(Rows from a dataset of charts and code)
════════════════
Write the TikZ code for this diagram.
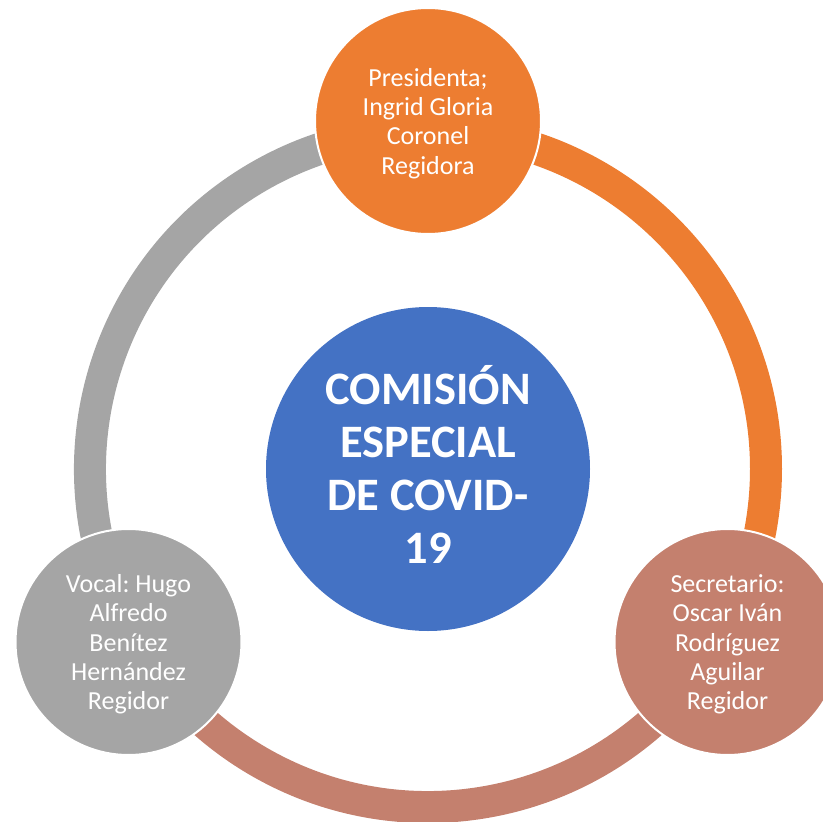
\documentclass[tikz,border=0pt]{standalone}
\usepackage{fontspec}
\setmainfont{Carlito}
\frenchspacing
\definecolor{corange}{HTML}{ED7D31}
\definecolor{cgray}{HTML}{A5A5A5}
\definecolor{cbrown}{HTML}{C4806E}
\definecolor{cblue}{HTML}{4472C4}
\begin{document}
\begin{tikzpicture}[x=1pt,y=-1pt,
  ringarc/.style={line width=32pt},
  member/.style={circle, minimum size=226pt, inner sep=0pt, draw=white, line width=2pt,
    fill=#1, text=white, align=center, font=\fontsize{26}{29.3}\selectfont},
  hub/.style={circle, minimum size=324pt, inner sep=0pt, fill=cblue,
    text=white, align=center, font=\bfseries\fontsize{46.5}{53}\selectfont}]
\useasboundingbox (0,0) rectangle (823,822);
\clip (0,0) rectangle (823,822);
\coordinate (c) at (428,469);
\draw[ringarc, corange] (c) ++(90:338pt) arc[start angle=90, end angle=-30, radius=338pt];
\draw[ringarc, cbrown] (c) ++(-30:338pt) arc[start angle=-30, end angle=-150, radius=338pt];
\draw[ringarc, cgray] (c) ++(210:338pt) arc[start angle=210, end angle=90, radius=338pt];
\node[hub] (center) at (428,469) {};
\node[text=white, align=center, font=\bfseries\fontsize{46.5}{53}\selectfont, inner sep=0pt, yshift=5pt] (centertext) at (center) {COMISIÓN\\ESPECIAL\\DE COVID-\\19};
\node[member=corange] (pres) at (428,121) {};
\node[text=white, align=center, font=\fontsize{26}{29.3}\selectfont, inner sep=0pt, yshift=-2.5pt] (prestext) at (pres) {Presidenta;\\Ingrid Gloria\\Coronel\\Regidora};
\node[member=cbrown] (secr) at (727.5,642) {};
\node[text=white, align=center, font=\fontsize{26}{29.3}\selectfont, inner sep=0pt, yshift=-2.5pt] (secrtext) at (secr) {Secretario:\\Oscar Iván\\Rodríguez\\Aguilar\\Regidor};
\node[member=cgray] (vocal) at (128.5,642) {};
\node[text=white, align=center, font=\fontsize{26}{29.3}\selectfont, inner sep=0pt, yshift=-2.5pt] (vocaltext) at (vocal) {Vocal: Hugo\\Alfredo\\Benítez\\Hernández\\Regidor};
\end{tikzpicture}
\end{document}
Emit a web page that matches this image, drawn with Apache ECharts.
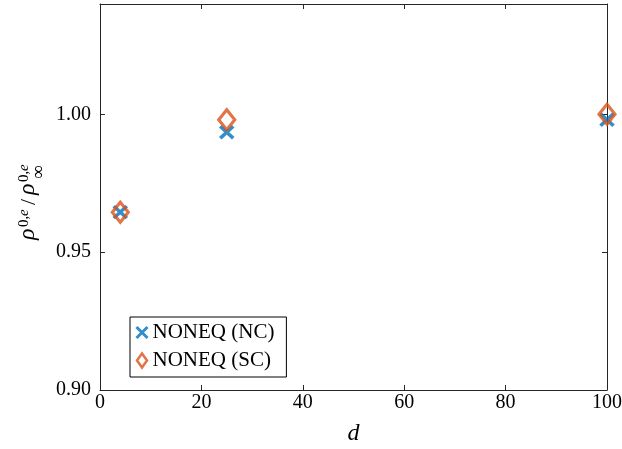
<!DOCTYPE html>
<html>
<head>
<meta charset="utf-8">
<script src="https://cdn.jsdelivr.net/npm/echarts@6/dist/echarts.min.js"></script>
<style>
  html, body { margin: 0; padding: 0; background: #fff; }
  #chart { width: 622px; height: 449px; }
</style>
</head>
<body>
<div id="chart"></div>
<script>
// Domain sizes and normalised densities
const dValues = [4, 25, 100];
const nonEqNC = [0.9645, 0.9935, 0.998];
const nonEqSC = [0.9645, 0.998, 1.000];
const xTicks = [0, 20, 40, 60, 80, 100];
const yTicks = [0.90, 0.95, 1.00];
const seriesNames = ['NONEQ (NC)', 'NONEQ (SC)'];

const BLUE = '#0072BD';
const ORANGE = '#D95319';
const AXIS = '#262626';
const FONT = '"Liberation Serif", "Times New Roman", serif';

const crossPath = 'path://M0,0L10,10M10,0L0,10';
const diamondPath = 'path://M5,0L10,7L5,14L0,7Z';

const toPairs = (xs, ys) => xs.map((x, i) => [x, ys[i]]);

const chart = echarts.init(document.getElementById('chart'), null, { renderer: 'canvas' });

const xBase = {
  type: 'value', min: 0, max: 100, interval: 20,
  axisLine: { show: true, onZero: false, lineStyle: { color: AXIS, width: 1 } },
  axisTick: { show: true, inside: true, length: 5, lineStyle: { color: AXIS } },
  splitLine: { show: false }
};
const yBase = {
  type: 'value', min: 0.90, max: 1.04, interval: 0.05,
  axisLine: { show: true, onZero: false, lineStyle: { color: AXIS, width: 1 } },
  axisTick: { show: true, inside: true, length: 5, lineStyle: { color: AXIS } },
  splitLine: { show: false }
};

// Rotated y-axis title: rho^{0,e} / rho^{0,e}_inf
const serif = (size, italic) => (italic ? 'italic ' : '') + size + 'px ' + FONT;
const txt = (text, x, y, font) => ({
  type: 'text', x: x, y: y,
  style: { text: text, font: font, fill: '#000', textVerticalAlign: 'bottom' }
});
const yTitle = {
  type: 'group',
  x: 40, y: 240,
  rotation: Math.PI / 2,
  children: [
    txt('ρ', 0, 0, serif(24, true)),
    txt('0,', 13, -8, serif(15, false)),
    txt('e', 24, -8, serif(15, true)),
    txt('/', 35, 0, serif(22, false)),
    txt('ρ', 45, 0, serif(24, true)),
    txt('0,', 58, -8, serif(15, false)),
    txt('e', 69, -8, serif(15, true)),
    txt('∞', 61, 9, serif(19, false))
  ]
};

chart.setOption({
  animation: false,
  backgroundColor: '#fff',
  grid: { left: 100, right: 15, top: 4, bottom: 59, containLabel: false, outerBoundsMode: 'none' },
  xAxis: [
    Object.assign({}, xBase, {
      position: 'bottom',
      axisLabel: {
        show: true, margin: 3, color: '#000', fontFamily: FONT, fontSize: 20,
        formatter: v => (xTicks.indexOf(v) >= 0 ? String(v) : '')
      },
      name: 'd', nameLocation: 'middle', nameGap: 32,
      nameTextStyle: { fontFamily: FONT, fontSize: 24, fontStyle: 'italic', color: '#000' }
    }),
    Object.assign({}, xBase, { position: 'top', axisLabel: { show: false } })
  ],
  yAxis: [
    Object.assign({}, yBase, {
      position: 'left',
      axisLabel: {
        show: true, margin: 9, color: '#000', fontFamily: FONT, fontSize: 20,
        formatter: v => {
          const t = yTicks.find(t => Math.abs(t - v) < 1e-9);
          return t === undefined ? '' : t.toFixed(2);
        }
      }
    }),
    Object.assign({}, yBase, { position: 'right', axisLabel: { show: false } })
  ],
  legend: {
    left: 130, top: 317,
    orient: 'vertical',
    backgroundColor: '#fff',
    borderColor: '#000', borderWidth: 1, borderRadius: 0,
    padding: [5, 12, 6, 5],
    itemWidth: 11, itemHeight: 14, itemGap: 7, itemTextGap: 9,
    symbolKeepAspect: true,
    textStyle: { fontFamily: FONT, fontSize: 21, color: '#000' },
    data: [
      { name: seriesNames[0], icon: crossPath,
        itemStyle: { color: 'rgba(0,0,0,0)', borderColor: BLUE, borderWidth: 3 } },
      { name: seriesNames[1], icon: diamondPath,
        itemStyle: { color: 'rgba(0,0,0,0)', borderColor: ORANGE, borderWidth: 2.5 } }
    ]
  },
  graphic: [yTitle],
  series: [
    {
      name: seriesNames[0], type: 'scatter', clip: false,
      xAxisIndex: 0, yAxisIndex: 0,
      data: toPairs(dValues, nonEqNC),
      symbol: crossPath, symbolSize: [13, 12],
      itemStyle: { color: 'rgba(0,0,0,0)', borderColor: BLUE, borderWidth: 3.5 },
      z: 2
    },
    {
      name: seriesNames[1], type: 'scatter', clip: false,
      xAxisIndex: 0, yAxisIndex: 0,
      data: toPairs(dValues, nonEqSC),
      symbol: diamondPath, symbolSize: [16, 20],
      itemStyle: { color: 'rgba(0,0,0,0)', borderColor: ORANGE, borderWidth: 3.2 },
      z: 3
    }
  ]
});
</script>
</body>
</html>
════════════════
• What this task involves: Copy every record above exactly as written, but leave out the pictures.

• Final result:
Write the TikZ code for this diagram.
\documentclass[tikz,border=0pt]{standalone}
\usepackage{fontspec}
\setmainfont{Carlito}
\frenchspacing
\definecolor{corange}{HTML}{ED7D31}
\definecolor{cgray}{HTML}{A5A5A5}
\definecolor{cbrown}{HTML}{C4806E}
\definecolor{cblue}{HTML}{4472C4}
\begin{document}
\begin{tikzpicture}[x=1pt,y=-1pt,
  ringarc/.style={line width=32pt},
  member/.style={circle, minimum size=226pt, inner sep=0pt, draw=white, line width=2pt,
    fill=#1, text=white, align=center, font=\fontsize{26}{29.3}\selectfont},
  hub/.style={circle, minimum size=324pt, inner sep=0pt, fill=cblue,
    text=white, align=center, font=\bfseries\fontsize{46.5}{53}\selectfont}]
\useasboundingbox (0,0) rectangle (823,822);
\clip (0,0) rectangle (823,822);
\coordinate (c) at (428,469);
\draw[ringarc, corange] (c) ++(90:338pt) arc[start angle=90, end angle=-30, radius=338pt];
\draw[ringarc, cbrown] (c) ++(-30:338pt) arc[start angle=-30, end angle=-150, radius=338pt];
\draw[ringarc, cgray] (c) ++(210:338pt) arc[start angle=210, end angle=90, radius=338pt];
\node[hub] (center) at (428,469) {};
\node[text=white, align=center, font=\bfseries\fontsize{46.5}{53}\selectfont, inner sep=0pt, yshift=5pt] (centertext) at (center) {COMISIÓN\\ESPECIAL\\DE COVID-\\19};
\node[member=corange] (pres) at (428,121) {};
\node[text=white, align=center, font=\fontsize{26}{29.3}\selectfont, inner sep=0pt, yshift=-2.5pt] (prestext) at (pres) {Presidenta;\\Ingrid Gloria\\Coronel\\Regidora};
\node[member=cbrown] (secr) at (727.5,642) {};
\node[text=white, align=center, font=\fontsize{26}{29.3}\selectfont, inner sep=0pt, yshift=-2.5pt] (secrtext) at (secr) {Secretario:\\Oscar Iván\\Rodríguez\\Aguilar\\Regidor};
\node[member=cgray] (vocal) at (128.5,642) {};
\node[text=white, align=center, font=\fontsize{26}{29.3}\selectfont, inner sep=0pt, yshift=-2.5pt] (vocaltext) at (vocal) {Vocal: Hugo\\Alfredo\\Benítez\\Hernández\\Regidor};
\end{tikzpicture}
\end{document}
Emit a web page that matches this image, drawn with Apache ECharts.
<!DOCTYPE html>
<html>
<head>
<meta charset="utf-8">
<script src="https://cdn.jsdelivr.net/npm/echarts@6/dist/echarts.min.js"></script>
<style>
  html, body { margin: 0; padding: 0; background: #fff; }
  #chart { width: 622px; height: 449px; }
</style>
</head>
<body>
<div id="chart"></div>
<script>
// Domain sizes and normalised densities
const dValues = [4, 25, 100];
const nonEqNC = [0.9645, 0.9935, 0.998];
const nonEqSC = [0.9645, 0.998, 1.000];
const xTicks = [0, 20, 40, 60, 80, 100];
const yTicks = [0.90, 0.95, 1.00];
const seriesNames = ['NONEQ (NC)', 'NONEQ (SC)'];

const BLUE = '#0072BD';
const ORANGE = '#D95319';
const AXIS = '#262626';
const FONT = '"Liberation Serif", "Times New Roman", serif';

const crossPath = 'path://M0,0L10,10M10,0L0,10';
const diamondPath = 'path://M5,0L10,7L5,14L0,7Z';

const toPairs = (xs, ys) => xs.map((x, i) => [x, ys[i]]);

const chart = echarts.init(document.getElementById('chart'), null, { renderer: 'canvas' });

const xBase = {
  type: 'value', min: 0, max: 100, interval: 20,
  axisLine: { show: true, onZero: false, lineStyle: { color: AXIS, width: 1 } },
  axisTick: { show: true, inside: true, length: 5, lineStyle: { color: AXIS } },
  splitLine: { show: false }
};
const yBase = {
  type: 'value', min: 0.90, max: 1.04, interval: 0.05,
  axisLine: { show: true, onZero: false, lineStyle: { color: AXIS, width: 1 } },
  axisTick: { show: true, inside: true, length: 5, lineStyle: { color: AXIS } },
  splitLine: { show: false }
};

// Rotated y-axis title: rho^{0,e} / rho^{0,e}_inf
const serif = (size, italic) => (italic ? 'italic ' : '') + size + 'px ' + FONT;
const txt = (text, x, y, font) => ({
  type: 'text', x: x, y: y,
  style: { text: text, font: font, fill: '#000', textVerticalAlign: 'bottom' }
});
const yTitle = {
  type: 'group',
  x: 40, y: 240,
  rotation: Math.PI / 2,
  children: [
    txt('ρ', 0, 0, serif(24, true)),
    txt('0,', 13, -8, serif(15, false)),
    txt('e', 24, -8, serif(15, true)),
    txt('/', 35, 0, serif(22, false)),
    txt('ρ', 45, 0, serif(24, true)),
    txt('0,', 58, -8, serif(15, false)),
    txt('e', 69, -8, serif(15, true)),
    txt('∞', 61, 9, serif(19, false))
  ]
};

chart.setOption({
  animation: false,
  backgroundColor: '#fff',
  grid: { left: 100, right: 15, top: 4, bottom: 59, containLabel: false, outerBoundsMode: 'none' },
  xAxis: [
    Object.assign({}, xBase, {
      position: 'bottom',
      axisLabel: {
        show: true, margin: 3, color: '#000', fontFamily: FONT, fontSize: 20,
        formatter: v => (xTicks.indexOf(v) >= 0 ? String(v) : '')
      },
      name: 'd', nameLocation: 'middle', nameGap: 32,
      nameTextStyle: { fontFamily: FONT, fontSize: 24, fontStyle: 'italic', color: '#000' }
    }),
    Object.assign({}, xBase, { position: 'top', axisLabel: { show: false } })
  ],
  yAxis: [
    Object.assign({}, yBase, {
      position: 'left',
      axisLabel: {
        show: true, margin: 9, color: '#000', fontFamily: FONT, fontSize: 20,
        formatter: v => {
          const t = yTicks.find(t => Math.abs(t - v) < 1e-9);
          return t === undefined ? '' : t.toFixed(2);
        }
      }
    }),
    Object.assign({}, yBase, { position: 'right', axisLabel: { show: false } })
  ],
  legend: {
    left: 130, top: 317,
    orient: 'vertical',
    backgroundColor: '#fff',
    borderColor: '#000', borderWidth: 1, borderRadius: 0,
    padding: [5, 12, 6, 5],
    itemWidth: 11, itemHeight: 14, itemGap: 7, itemTextGap: 9,
    symbolKeepAspect: true,
    textStyle: { fontFamily: FONT, fontSize: 21, color: '#000' },
    data: [
      { name: seriesNames[0], icon: crossPath,
        itemStyle: { color: 'rgba(0,0,0,0)', borderColor: BLUE, borderWidth: 3 } },
      { name: seriesNames[1], icon: diamondPath,
        itemStyle: { color: 'rgba(0,0,0,0)', borderColor: ORANGE, borderWidth: 2.5 } }
    ]
  },
  graphic: [yTitle],
  series: [
    {
      name: seriesNames[0], type: 'scatter', clip: false,
      xAxisIndex: 0, yAxisIndex: 0,
      data: toPairs(dValues, nonEqNC),
      symbol: crossPath, symbolSize: [13, 12],
      itemStyle: { color: 'rgba(0,0,0,0)', borderColor: BLUE, borderWidth: 3.5 },
      z: 2
    },
    {
      name: seriesNames[1], type: 'scatter', clip: false,
      xAxisIndex: 0, yAxisIndex: 0,
      data: toPairs(dValues, nonEqSC),
      symbol: diamondPath, symbolSize: [16, 20],
      itemStyle: { color: 'rgba(0,0,0,0)', borderColor: ORANGE, borderWidth: 3.2 },
      z: 3
    }
  ]
});
</script>
</body>
</html>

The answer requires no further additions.